I watched a bunch movies on HBO that are 16x9 including Carnivale last night and it looked fine (Comparing to Dish HBO a few months ago. I do not have HBO on dish anymore to make a comparison).
 
Sean Mota said:
I watched a bunch movies on HBO that are 16x9 including Carnivale last night and it looked fine (Comparing to Dish HBO a few months ago. I do not have HBO on dish anymore to make a comparison).

Don't have E* anymore, have Comcast,( had to have HD-DVR) and HD looks a little better, Ken H at AVS said Comcast in our area does not compress HD at all.
 
marty2112 said:
Not compressed? Thats impressive. Thats a lot of bandwidth (1.5Gb) to send!!

Talk to Ken, I think at one time someone posted 19.3 or something like that.
 
marty2112 said:
Like Sean says, they are variable.. You will get different numbers everytime you check. The encoders takes what it needs when it needs it.

This is similar to a car with an onboard computer that calculates fuel mileage. There is the instant and average readout.

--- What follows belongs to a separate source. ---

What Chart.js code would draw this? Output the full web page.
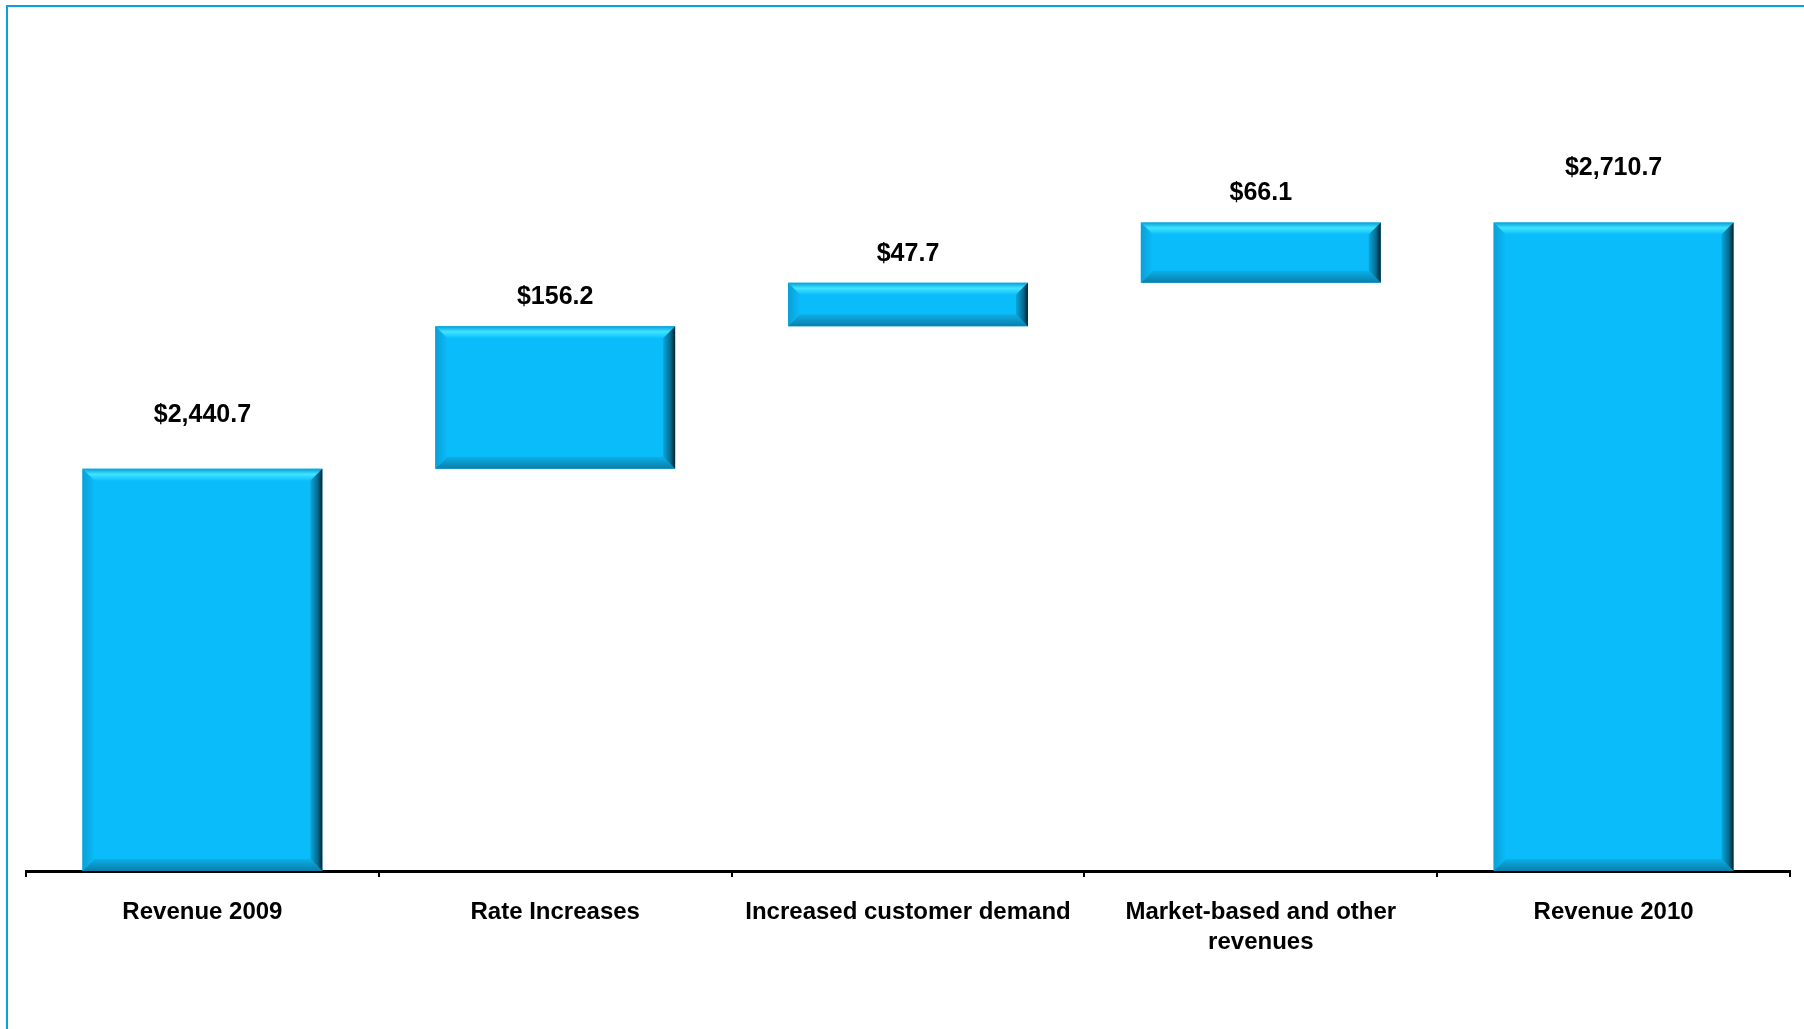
<!DOCTYPE html>
<html>
<head>
<meta charset="utf-8">
<script src="https://cdn.jsdelivr.net/npm/chart.js@4.4.1/dist/chart.umd.min.js"></script>
<style>
  html, body { margin: 0; padding: 0; background: #fff; }
  #wrap { position: relative; width: 1804px; height: 1029px; }
  #frame { position: absolute; left: 6px; top: 5px; right: 0; bottom: 0;
           border-top: 2px solid #0AA2DE; border-left: 2px solid #0AA2DE; pointer-events: none; }
</style>
</head>
<body>
<div id="wrap">
  <canvas id="myChart"></canvas>
  <div id="frame"></div>
</div>
<script>
// waterfall: revenue bridge 2009 -> 2010 ($ millions)
var categories = ['Revenue 2009', 'Rate Increases', 'Increased customer demand',
                  ['Market-based and other', 'revenues'], 'Revenue 2010'];
var values = [2440.7, 156.2, 47.7, 66.1, 2710.7];
var kinds = ['total', 'delta', 'delta', 'delta', 'total'];
var axisMin = 2000;
var axisMax = 2800;

// build floating [start, end] pairs
var ranges = [];
var running = 0;
values.forEach(function (v, i) {
    if (kinds[i] === 'total') {
        ranges.push([axisMin, v]);
        running = v;
    } else {
        ranges.push([running, running + v]);
        running = running + v;
    }
});

function money(v) {
    return '$' + v.toLocaleString('en-US', {minimumFractionDigits: 1, maximumFractionDigits: 1});
}

// bevelled look + value labels
var bevelPlugin = {
    id: 'bevel',
    afterDatasetsDraw: function (chart) {
        var ctx = chart.ctx;
        var meta = chart.getDatasetMeta(0);
        meta.data.forEach(function (bar, i) {
            var l = bar.x - bar.width / 2, r = bar.x + bar.width / 2;
            var t = Math.min(bar.y, bar.base), b = Math.max(bar.y, bar.base);
            var s = Math.min(12, (b - t) / 2);
            ctx.save();
            // top
            var g = ctx.createLinearGradient(0, t, 0, t + s);
            g.addColorStop(0, '#0A9ED6');
            g.addColorStop(0.45, '#3FE4FF');
            g.addColorStop(1, '#0BBEFB');
            ctx.fillStyle = g;
            ctx.beginPath();
            ctx.moveTo(l, t); ctx.lineTo(r, t); ctx.lineTo(r - s, t + s); ctx.lineTo(l + s, t + s);
            ctx.closePath(); ctx.fill();
            // bottom
            g = ctx.createLinearGradient(0, b - s, 0, b);
            g.addColorStop(0, '#0AAFE8');
            g.addColorStop(1, '#0A7EA8');
            ctx.fillStyle = g;
            ctx.beginPath();
            ctx.moveTo(l, b); ctx.lineTo(r, b); ctx.lineTo(r - s, b - s); ctx.lineTo(l + s, b - s);
            ctx.closePath(); ctx.fill();
            // left
            g = ctx.createLinearGradient(l, 0, l + s, 0);
            g.addColorStop(0, '#0A9FD6');
            g.addColorStop(1, '#0BBBF8');
            ctx.fillStyle = g;
            ctx.beginPath();
            ctx.moveTo(l, t); ctx.lineTo(l + s, t + s); ctx.lineTo(l + s, b - s); ctx.lineTo(l, b);
            ctx.closePath(); ctx.fill();
            // right
            g = ctx.createLinearGradient(r - s, 0, r, 0);
            g.addColorStop(0, '#0AA6DC');
            g.addColorStop(0.6, '#066C90');
            g.addColorStop(1, '#02222E');
            ctx.fillStyle = g;
            ctx.beginPath();
            ctx.moveTo(r, t); ctx.lineTo(r - s, t + s); ctx.lineTo(r - s, b - s); ctx.lineTo(r, b);
            ctx.closePath(); ctx.fill();
            // value label
            var gap = kinds[i] === 'total' ? 54 : 29;
            ctx.fillStyle = '#000';
            ctx.font = 'bold 25px "Liberation Sans", Arial, sans-serif';
            ctx.textAlign = 'center';
            ctx.textBaseline = 'middle';
            ctx.fillText(money(values[i]), bar.x, t - gap);
            ctx.restore();
        });
    }
};

var ctx = document.getElementById('myChart').getContext('2d');
var myChart = new Chart(ctx, {
    type: 'bar',
    data: {
        labels: categories,
        datasets: [{
            data: ranges,
            backgroundColor: '#0BBCFB',
            borderWidth: 0,
            barPercentage: 0.8,
            categoryPercentage: 0.85
        }]
    },
    options: {
        responsive: true,
        maintainAspectRatio: false,
        animation: false,
        layout: { padding: { left: 26, right: 14, top: 141, bottom: 52 } },
        plugins: {
            legend: { display: false },
            tooltip: { enabled: false }
        },
        scales: {
            x: {
                grid: {
                    offset: true,
                    drawOnChartArea: false,
                    drawTicks: true,
                    tickLength: 6,
                    color: '#000',
                    lineWidth: 2
                },
                border: { display: true, color: '#000', width: 3 },
                ticks: {
                    color: '#000',
                    padding: 20,
                    maxRotation: 0,
                    autoSkip: false,
                    font: { family: '"Liberation Sans", Arial, sans-serif', size: 24, weight: 'bold', lineHeight: 1.25 }
                }
            },
            y: {
                display: false,
                min: axisMin,
                max: axisMax
            }
        }
    },
    plugins: [bevelPlugin]
});
</script>
</body>
</html>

The instant reading is pretty much useless. And the average does not mean that you never get mileage that is better than that number, but that taking into account peak usage and times when you are coasting, this is the amount of gas that you use on average over time. At any given time the intant reading will either higher or lower than the average depending on whether you are accelerating, coasting, going uphill or downhill, etc.
 
80 MBps is typical for an HD encoder running in VBR mode - for SD channels you'd see 15 Mbps, i.e. the max per profile. The PID rate chart is much better to see the average bitrate for the video streams.

Edited to add that the rates in the PID chart are based on the PCR of a given channel (so very accurate) and are averaged over the runtime of TSReader in the particular session.

Rod
 
Hi Rod:
Welcome back to this forum. Thanks for the clarification. Some additional questions I have are:

1) How do you get access to the VOOM signal (hardware)?
2) Are the VOOM-exclusive channel non-encrypted (it looks so from your screenshots)?
3) What HD channels are 1440 x 1080i (instead of 1920 x 1080i)? All?
 
Walter L. said:
1) How do you get access to the VOOM signal (hardware)?
2) Are the VOOM-exclusive channel non-encrypted (it looks so from your screenshots)?
3) What HD channels are 1440 x 1080i (instead of 1920 x 1080i)? All?

1. I built an interface that uses a USB 2.0 microcontroller and interfaces to a Dish Network 6000 8PSK module. This contains a BCM4500 demodulator which is what Voom uses for their STBs so I can lock Voom and bring the transport stream into TSReader.

2. Don't know - I'm not a subscriber. They've had channels switch back between scrambled and unscrambled many times since they've been operational. No doubt some encoder/CA issue.

3. No idea - I can't tell you about channels that are scrambled since I don't have a subscription to Voom.